King doesn’t allow his writing to be dictated by what his readers want, but he does think about it. We know from the little interlude in the beginning of this week’s reading: a scene of him in his office writing the very book we’re reading, anticipating the audiences’ reaction to Jake’s death. “He guesses that when this last book is published, the readers are going to be just wild…He thinks of Misery—Annie Wilkes calling Paul Sheldon a cockadoodie brat for trying to get rid of silly, bubbleheaded Misery Chastain.” (p. 440). He is well aware of how his readers think and what they want, and he worries about their reaction when he doesn’t give it to them.
Enter Feemalo, Fumalo, and Fimalo, a.k.a. Rando Thoughtful. When Roland and Susannah are finally through the tunnels, the Crimson King’s Minister of State tries to manipulate them into crying off. He tries to convince the gunslingers that they already succeeded in saving the Dark Tower when they freed the Breakers in Algul Siento.
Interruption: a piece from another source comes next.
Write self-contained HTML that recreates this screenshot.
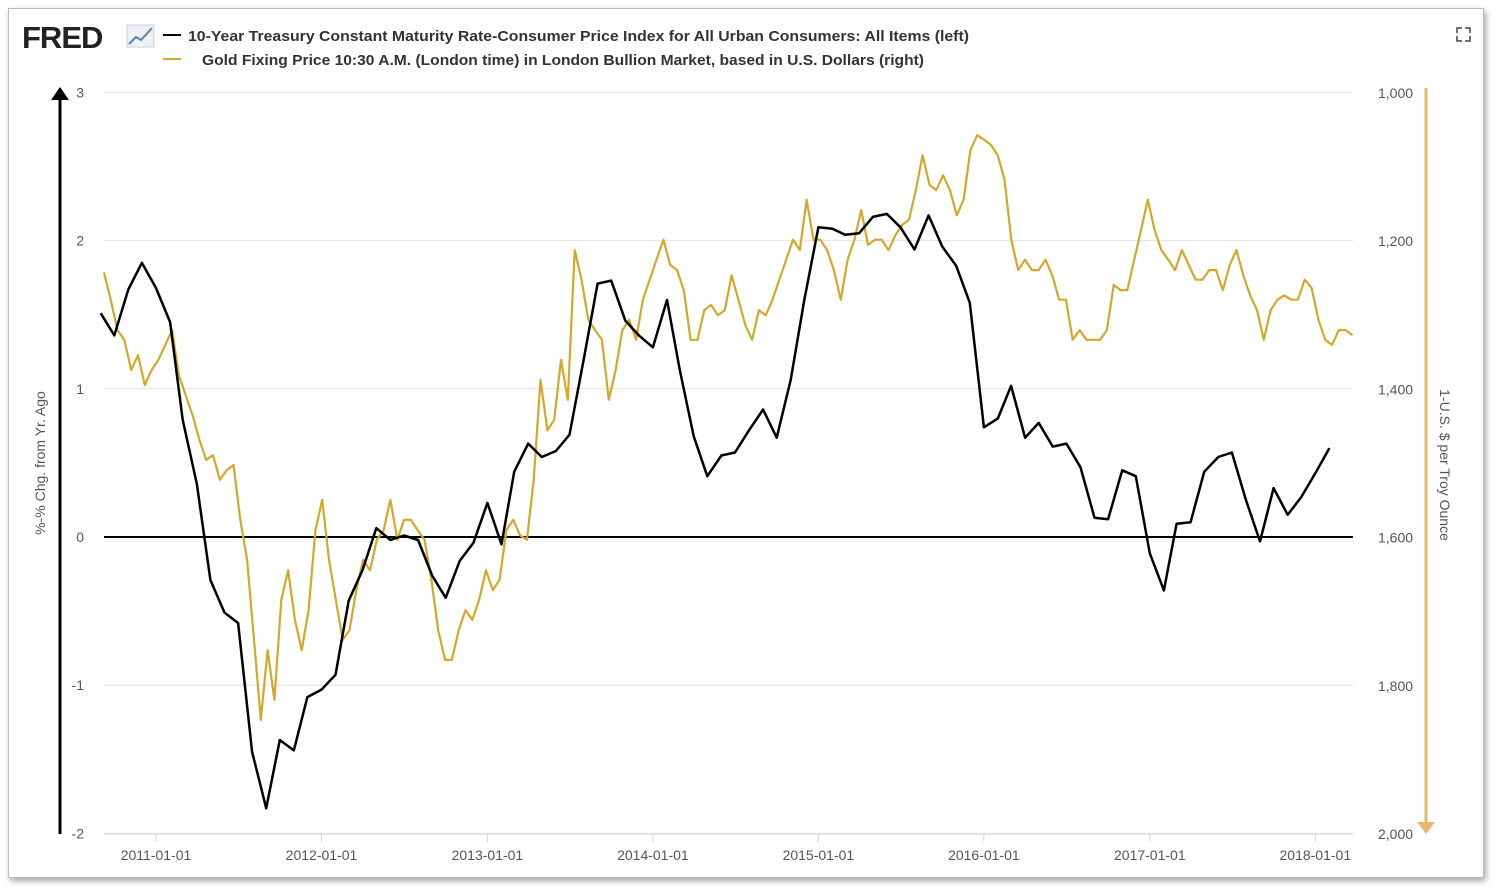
<!DOCTYPE html>
<html><head><meta charset="utf-8"><style>
body{margin:0;background:#fff;width:1496px;height:891px;overflow:hidden;font-family:"Liberation Sans",sans-serif}
#frame{position:absolute;left:8px;top:8px;width:1474px;height:868px;border:1px solid #bbb;box-shadow:2px 3px 6px rgba(0,0,0,.35);background:#fff}
</style></head><body>
<div id="frame"></div>
<svg id="c" width="1496" height="891" style="position:absolute;left:0;top:0">
<text x="22" y="48" font-size="31" font-weight="bold" fill="#222" letter-spacing="-1">FRED</text>
<g><rect x="127" y="25" width="27" height="22" fill="#eef2f7" stroke="#ccd"/><polyline points="129,44 136,37 141,40 152,28" fill="none" stroke="#5a7fb0" stroke-width="2"/></g>
<line x1="163" y1="35" x2="181" y2="35" stroke="#000" stroke-width="2"/>
<text x="188" y="41" font-size="15" fill="#333" font-weight="bold" textLength="781" lengthAdjust="spacingAndGlyphs">10-Year Treasury Constant Maturity Rate-Consumer Price Index for All Urban Consumers: All Items (left)</text>
<line x1="163" y1="59" x2="181" y2="59" stroke="#d4a82a" stroke-width="2"/>
<text x="202" y="65" font-size="15" fill="#333" font-weight="bold" textLength="722" lengthAdjust="spacingAndGlyphs">Gold Fixing Price 10:30 A.M. (London time) in London Bullion Market, based in U.S. Dollars (right)</text>
<g stroke="#444" stroke-width="1.5" fill="none"><path d="M1457 33v-5h5M1465 28h5v5M1470 36v5h-5M1462 41h-5v-5"/></g>
<g id="grid"></g><g id="axes"></g><g id="series"></g>
<text transform="translate(45,463) rotate(-90)" font-size="14" fill="#555" text-anchor="middle">%-% Chg. from Yr. Ago</text>
<text transform="translate(1440,465) rotate(90)" font-size="14" fill="#555" text-anchor="middle">1-U.S. $ per Troy Ounce</text>
<line x1="60" y1="834" x2="60" y2="98" stroke="#000" stroke-width="3"/>
<polygon points="51,100 69,100 60,87" fill="#000"/>
<line x1="1426" y1="88" x2="1426" y2="824" stroke="#e8b86a" stroke-width="3"/>
<polygon points="1417,822 1435,822 1426,834" fill="#e8b86a"/>
</svg>
<script>
const leftTicks=[3,2,1,0,-1,-2];
const rightTicks=[1000,1200,1400,1600,1800,2000];
const xTickLabels=["2011-01-01","2012-01-01","2013-01-01","2014-01-01","2015-01-01","2016-01-01","2017-01-01","2018-01-01"];
const rateStart="2010-09-01";
const rateValues=[1.51,1.36,1.67,1.85,1.68,1.45,0.79,0.36,-0.29,-0.51,-0.58,-1.45,-1.83,-1.37,-1.44,-1.08,-1.03,-0.93,-0.43,-0.22,0.06,-0.02,0.01,-0.02,-0.26,-0.41,-0.16,-0.04,0.23,-0.05,0.44,0.63,0.54,0.58,0.69,1.19,1.71,1.73,1.46,1.36,1.28,1.60,1.13,0.68,0.41,0.55,0.57,0.72,0.86,0.67,1.06,1.60,2.09,2.08,2.04,2.05,2.16,2.18,2.09,1.94,2.17,1.96,1.83,1.58,0.74,0.80,1.02,0.67,0.77,0.61,0.63,0.47,0.13,0.12,0.45,0.41,-0.11,-0.36,0.09,0.10,0.44,0.54,0.57,0.25,-0.03,0.33,0.15,0.27,0.43,0.60];
const goldStart="2010-09-08", goldEnd="2018-03-24";
const goldValues=[1242,1279,1320,1333,1374,1354,1394,1374,1360,1340,1320,1381,1408,1435,1468,1495,1489,1522,1509,1502,1576,1630,1738,1846,1752,1819,1684,1644,1711,1752,1698,1590,1549,1630,1684,1738,1725,1671,1630,1644,1603,1590,1549,1603,1576,1576,1590,1603,1657,1725,1765,1765,1725,1698,1711,1684,1644,1671,1657,1590,1576,1597,1603,1522,1387,1455,1441,1360,1414,1212,1252,1306,1320,1333,1414,1374,1320,1306,1333,1279,1252,1225,1198,1232,1239,1266,1333,1333,1293,1286,1300,1293,1246,1279,1313,1333,1293,1300,1279,1252,1225,1198,1212,1144,1198,1198,1212,1239,1279,1225,1198,1158,1205,1198,1198,1212,1192,1178,1171,1131,1084,1124,1131,1111,1131,1165,1144,1077,1057,1063,1070,1084,1117,1198,1239,1225,1239,1239,1225,1246,1279,1279,1333,1320,1333,1333,1333,1320,1259,1266,1266,1225,1185,1144,1185,1212,1225,1239,1212,1232,1252,1252,1239,1239,1266,1232,1212,1246,1273,1293,1333,1293,1279,1273,1279,1279,1252,1263,1306,1333,1340,1320,1320,1327];

const NS="http://www.w3.org/2000/svg";
const X0=104,X1=1353,T0=93,B0=834;
const ref=Date.UTC(2011,0,1), pxYear=165.6;
function xDate(ms){return 156+(ms-ref)/(365.25*864e5)*pxYear;}
function yL(v){return 537-v*148.2;}
function yR(p){return T0+(p-1000)/1000*(B0-T0);}
function mk(tag,attrs,parent){const e=document.createElementNS(NS,tag);for(const k in attrs)e.setAttribute(k,attrs[k]);parent.appendChild(e);return e;}
const grid=document.getElementById('grid'),axes=document.getElementById('axes'),ser=document.getElementById('series');
leftTicks.forEach((v,i)=>{
  if(v!==0){const l=mk('line',{x1:X0,x2:X1,y1:yL(v),y2:yL(v),stroke:'#e3e3e3','stroke-width':1},grid);
  
  }
  const t=mk('text',{x:84,y:yL(v)+5,'font-size':14,fill:'#555','text-anchor':'end'},axes);t.textContent=v;
  
  
});
rightTicks.forEach(p=>{
  const t=mk('text',{x:1378,y:yR(p)+5,'font-size':14,fill:'#555'},axes);t.textContent=p.toLocaleString('en-US');
  
  
});
const xa=mk('line',{x1:X0,x2:X1,y1:B0,y2:B0,stroke:'#ccd6eb','stroke-width':1},axes);


xTickLabels.forEach(s=>{
  const x=xDate(Date.parse(s));
  const tk=mk('line',{x1:x,x2:x,y1:B0,y2:B0+8,stroke:'#ccd6eb'},axes);
  
  
  const t=mk('text',{x:x,y:B0+26,'font-size':14,fill:'#555','text-anchor':'middle'},axes);t.textContent=s;
  
  
});
const zl=mk('line',{x1:X0,x2:X1,y1:yL(0),y2:yL(0),stroke:'#000','stroke-width':2},ser);


const gs=Date.parse(goldStart),ge=Date.parse(goldEnd);
const gp=goldValues.map((p,i)=>xDate(gs+(ge-gs)*i/(goldValues.length-1)).toFixed(1)+','+yR(p).toFixed(1)).join(' ');
const g=mk('polyline',{points:gp,fill:'none',stroke:'#d4a82a','stroke-width':2.2,'stroke-linejoin':'round'},ser);


const rs=new Date(rateStart);
const rp=rateValues.map((v,i)=>{const d=Date.UTC(rs.getUTCFullYear(),rs.getUTCMonth()+i,1);return xDate(d).toFixed(1)+','+yL(v).toFixed(1);}).join(' ');
const r=mk('polyline',{points:rp,fill:'none',stroke:'#000','stroke-width':2.5,'stroke-linejoin':'round'},ser);


</script>
</body></html>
With that done, Rando Thoughtful implores Roland to cry off, let the beams regenerate themselves and live happily ever after.
“We’re just asking, not trying to convince you,” Fimalo said. “But the truth is bald: now this is only your quest, gunslinger. That’s all it is. Nothing sends you further.– The Dark Tower, p. 494
This also mirrors King’s struggle to finish the series. He is closer to the end than ever before, and just as the gunslingers are tempted to cry off, King must have been tempted to simply wrap things up. Why put your own characters, your own creations, through such pain when you could easily just explain that the tower is no longer in danger and let Roland live out the rest of his life in peace? Who knows, maybe the average reader would have liked that ending more; I don’t think it’s a mistake that Rando Thoughtful, the man trying to steer Roland toward a more commercial ending, is actually a man named Austin Cornwell who used to work in advertising.
Luckily, King is as much a word-slinger as Roland is a gunslinger, and he sees through this temptation just as easily. He knows that this series is not about Roland saving the Tower, but about Roland reaching the tower. He knows that he can’t please every fan, and that there is no easy ending. Just like Roland, King made a promise to himself to reach the tower, and just like Roland, he keeps it.